Lloyd's Maritime and Commercial Law Quarterly
FIDUCIARY DUTIES IN A COMMERCIAL CONTEXT: COMPARING ENGLISH AND AUSTRALIAN APPROACHES
Ashley Black *
The development of fiduciary principles in each of England and Wales and Australia has been influenced by case law and academic writings in the other jurisdiction. This article addresses some commonalities and divergences in the application of fiduciary principles to commercial dealings in the two jurisdictions, including when fiduciary duties are established; issues in partnerships, joint ventures and other commercial arrangements; the question whether fiduciary duties can have a positive character; and the limitation and exclusion of fiduciary duties by contract.
INTRODUCTION
In this article, I will focus on the extent of commonalities and differences in the treatment of fiduciary duties in a commercial setting in the law of England and Wales on the one hand and Australia on the other. I will largely put aside remedial questions, despite their obvious significance. It would not be particularly surprising if there were divergences between the approaches in the two jurisdictions, since their law has diverged in other areas, at least since the abolition of appeals from Australian courts to the Privy Council between 1966 and 1986.1 Some of those divergences have emerged in equity, including the greater weight given to an organising principle of unconscionability in Australian law in the 1980s, the different approaches to accessorial liability to a breach of fiduciary duty and the differing approaches to whether the imposition of a constructive trust properly involves an exercise of judicial discretion.2 Writing in 2013, Professor Paul Finn had hinted at a difference in the approach of English and Australian courts to commercial matters, noting a willingness in English law to accept “a degree of self-seeking and ruthless behaviour” in
* Judge of the Supreme Court of New South Wales, Australia. This article partly draws on papers delivered at the Commercial and Corporations Law Conference, Supreme Court of New South Wales, November 2017 and at the Commercial Law Centre, University of Oxford, 6 March 2020.

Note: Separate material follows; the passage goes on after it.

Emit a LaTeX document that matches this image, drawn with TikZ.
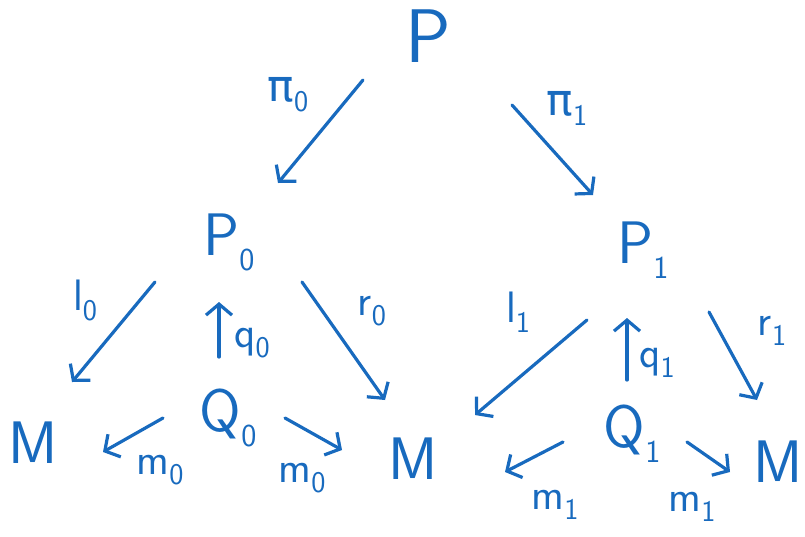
\documentclass[tikz,border=0pt]{standalone}
\usepackage{fontspec}
\newfontfamily\grk{DejaVu Sans}
\usetikzlibrary{arrows.meta}
\definecolor{handblue}{RGB}{24,106,190}
\newcommand\osub[1]{\raisebox{-15pt}{\fontsize{32}{32}\selectfont #1}}
\newcommand\lsub[1]{\raisebox{-10pt}{\fontsize{30}{30}\selectfont #1}}
\begin{document}
\begin{tikzpicture}[x=1pt,y=-1pt,
  obj/.style={text=handblue,inner sep=0pt,font=\sffamily\fontsize{60}{60}\selectfont},
  bigobj/.style={obj,font=\sffamily\fontsize{76}{76}\selectfont},
  lbl/.style={text=handblue,inner sep=0pt,font=\sffamily\fontsize{44}{44}\selectfont},
  arr/.style={draw=handblue,line width=3.2pt,line cap=round,line join=round,
    -{Straight Barb[length=11pt,width=26pt,line width=3.2pt]}}]
\useasboundingbox (0,0) rectangle (805,536);
% objects
\node[bigobj] (P)  at (428,36)  {P};
\node[obj] (P0) at (229,242) {P\osub{0}};
\node[obj] (P1) at (643,250) {P\osub{1}};
\node[obj] (Q0) at (228,418) {Q\osub{0}};
\node[obj] (Q1) at (632,434) {Q\osub{1}};
\node[obj] (ML) at (33,443)  {M};
\node[obj] (MM) at (413,459) {M};
\node[obj] (MR) at (778,462) {M};
% connectors
\draw[arr] ([shift={(-65,44)}]P.center)  -- ([shift={(49,-59)}]P0.center);
\draw[arr] ([shift={(84,69)}]P.center)   -- ([shift={(-50,-55)}]P1.center);
\draw[arr] ([shift={(-74,40)}]P0.center) -- ([shift={(39,-61)}]ML.center);
\draw[arr] ([shift={(-9,-61)}]Q0.center) -- ([shift={(-10,60)}]P0.center);
\draw[arr] ([shift={(73,40)}]P0.center)  -- ([shift={(-28,-59)}]MM.center);
\draw[arr] ([shift={(-56,70)}]P1.center) -- ([shift={(62,-44)}]MM.center);
\draw[arr] ([shift={(-5,-54)}]Q1.center) -- ([shift={(-16,68)}]P1.center);
\draw[arr] ([shift={(66,62)}]P1.center)  -- ([shift={(-21,-62)}]MR.center);
\draw[arr] ([shift={(-65,0)}]Q0.center)  -- ([shift={(70,9)}]ML.center);
\draw[arr] ([shift={(57,0)}]Q0.center)   -- ([shift={(-71,-9)}]MM.center);
\draw[arr] ([shift={(-69,8)}]Q1.center)  -- ([shift={(92,13)}]MM.center);
\draw[arr] ([shift={(55,8)}]Q1.center)   -- ([shift={(-48,10)}]MR.center);
% labels
\node[lbl] (lpi0) at (288,95)  {{\grk π}\lsub{0}};
\node[lbl] (lpi1) at (567,108) {{\grk π}\lsub{1}};
\node[lbl] (ll0)  at (85,300)  {l\lsub{0}};
\node[lbl] (lq0)  at (252,343) {q\lsub{0}};
\node[lbl] (lr0)  at (372,311) {r\lsub{0}};
\node[lbl] (ll1)  at (518,312) {l\lsub{1}};
\node[lbl] (lq1)  at (657,363) {q\lsub{1}};
\node[lbl] (lr1)  at (772,331) {r\lsub{1}};
\node[lbl] (lm0a) at (160,470) {m\lsub{0}};
\node[lbl] (lm0b) at (302,478) {m\lsub{0}};
\node[lbl] (lm1a) at (555,505) {m\lsub{1}};
\node[lbl] (lm1b) at (692,507) {m\lsub{1}};
\end{tikzpicture}
\end{document}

1. P Finn, “Internationalization and isolation: the Australian cul de sac? The case of contract law”, in E Bant and M Harding (eds), Exploring Private Law (2010) 41.

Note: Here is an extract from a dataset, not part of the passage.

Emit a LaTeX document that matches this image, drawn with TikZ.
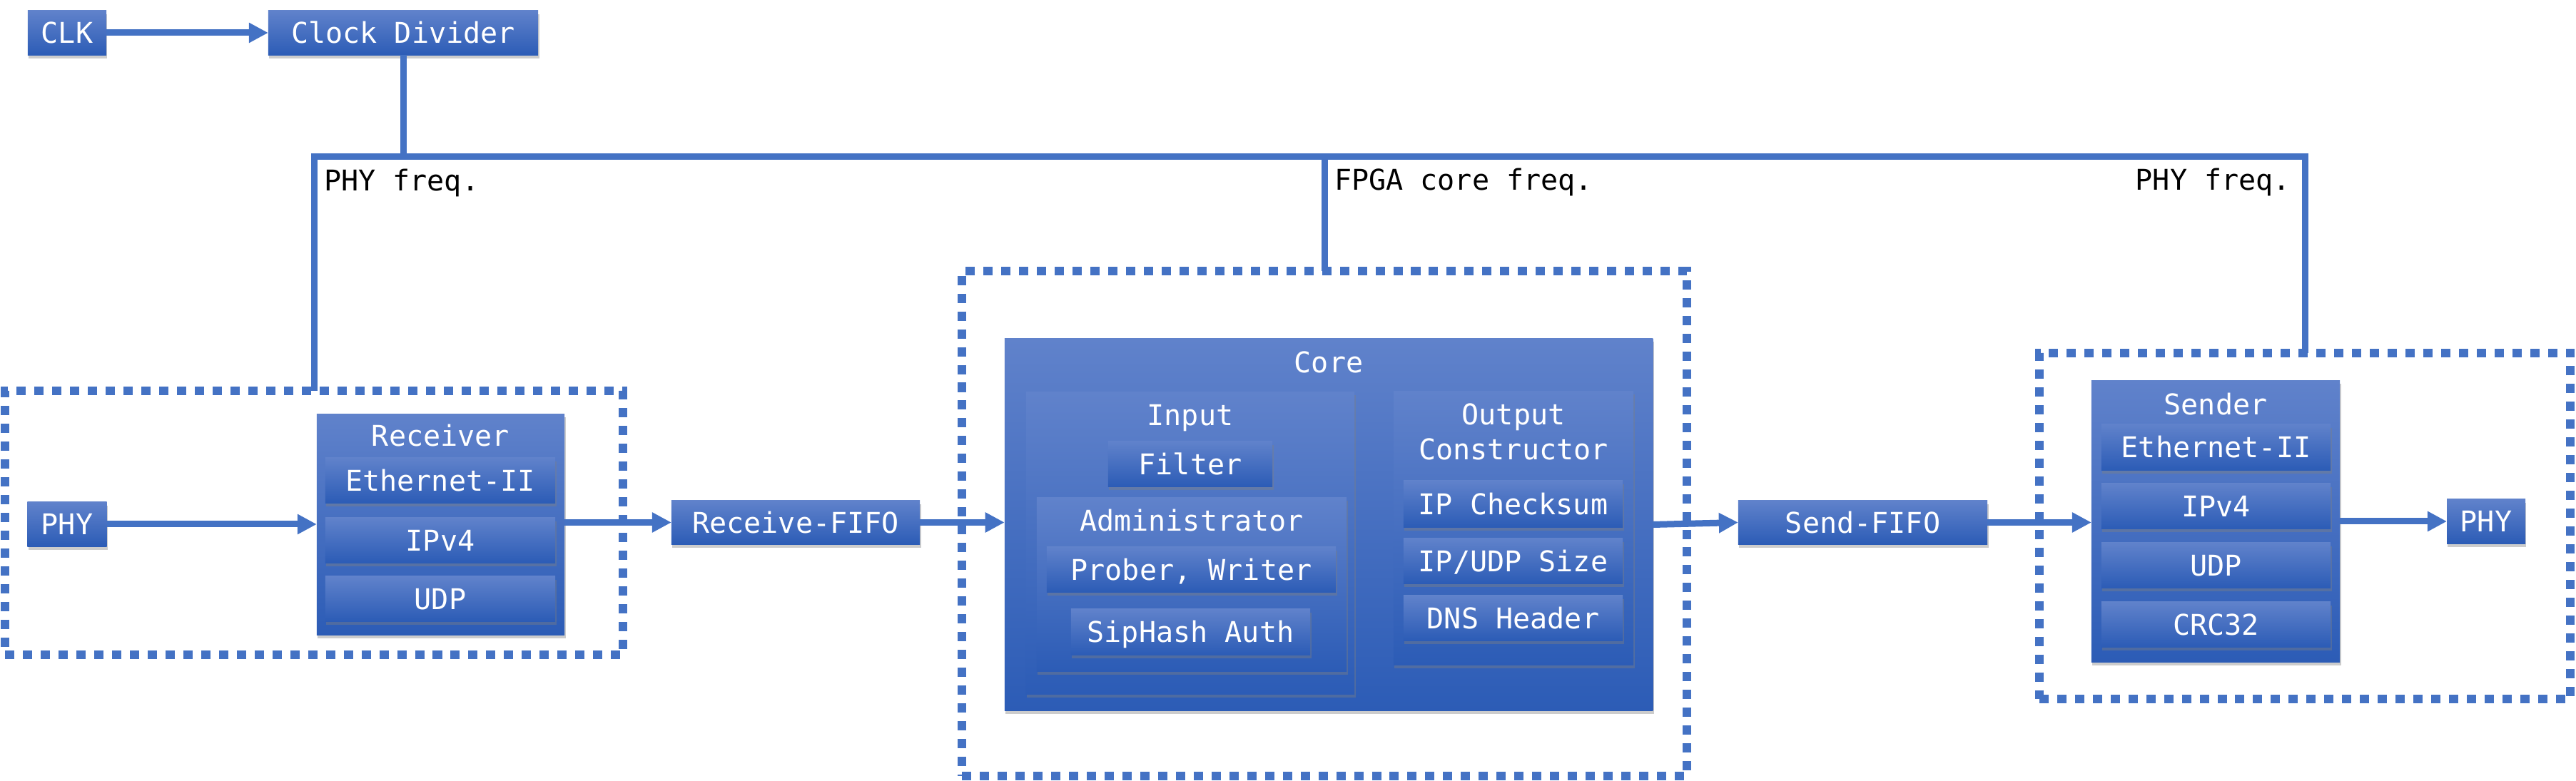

2. See M Leeming, “Equity in Australia and the United Kingdom, dissonance and concordance” (October 25, 2019). Sydney Law School Research Paper No.19/66, available at SSRN: https://ssrn.com/abstract=3486569 (noting the divergence of English and Australian approaches to confidential information and liability for knowing assistance for breach of trust and a convergence of English and Australian law as to exceptions to the rule in Saunders v Vautier (1841) 4 Beav 115; 41 ER 482 and judicial advice.)